Let me at the end just repeat again, that because the analysis is done within the MNRP picture, it isn’t psychologism, and the names refer to real things in real world, and can be shared as names by the community to refer to one and the same thing.


2 Responses to “Phosphorus and Hesperus In The Phenomenal World”

  1. Clark said

    I liked your introduction which I think is correct. I think though that the reason they are problems for philosophers and not regular people is that from ancient days the philosopher has as a kind of virtual audience the skeptic. The goal of the philosopher is to convince the skeptic against their will. Thus a lot of philosophy but especially major trends like most of Kantianism.

    Of course one might say that this is a problem with philosophy since trying to appease the skeptic on the skeptic’s own terms is problematic. (I take this to be Heidegger’s position)

    BTW – I think the semiotic approach to language avoids Frege’s paradox. That is signs signify more than one thing at a time. The approach to Frege most take avoid this possibility of resolution.

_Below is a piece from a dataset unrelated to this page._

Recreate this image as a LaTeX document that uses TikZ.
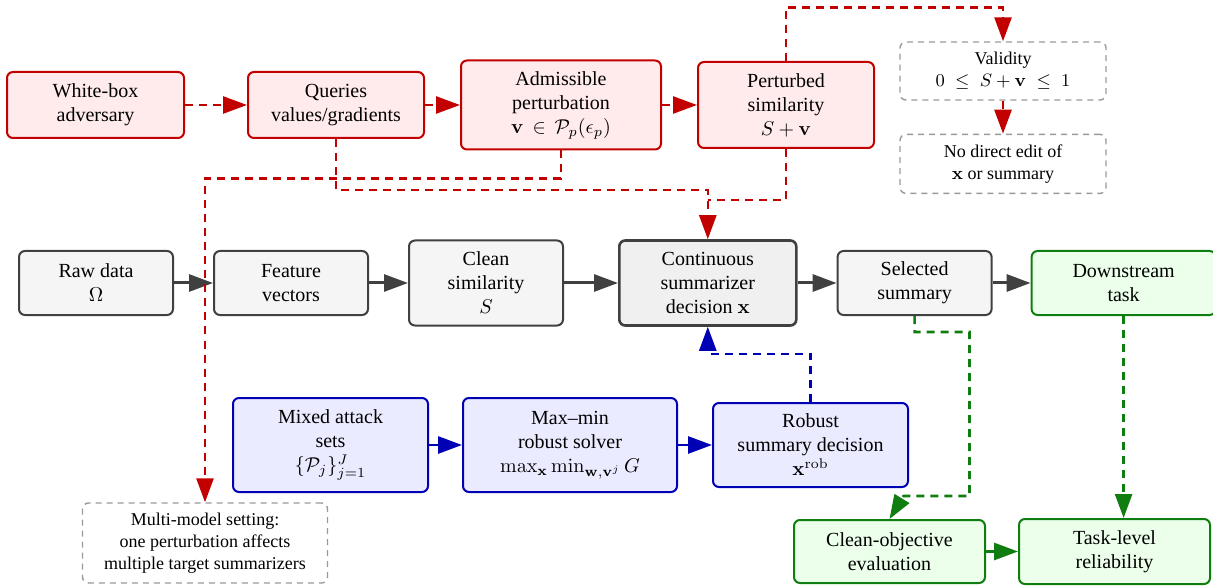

Once you reject a Fregean ideal object as meaning then I think language becomes considerably more intelligible. But then that’s one reason why I think challenging the skeptic is useful. It shows us where we are playing on the skeptic’s terms.

  2. Thanks Clark,

    Yes, I agree about the skeptic. Maybe even “inner skeptic” which necessarily appears in the development of personal philosophy.

    And I guess it is necessary first step in reflecting on things. I said nobody has problems except philosophers, but I think it would be also fair to say that those who didn’t think of it don’t have problems and that philosophers fall into the problems because they do think of those issues.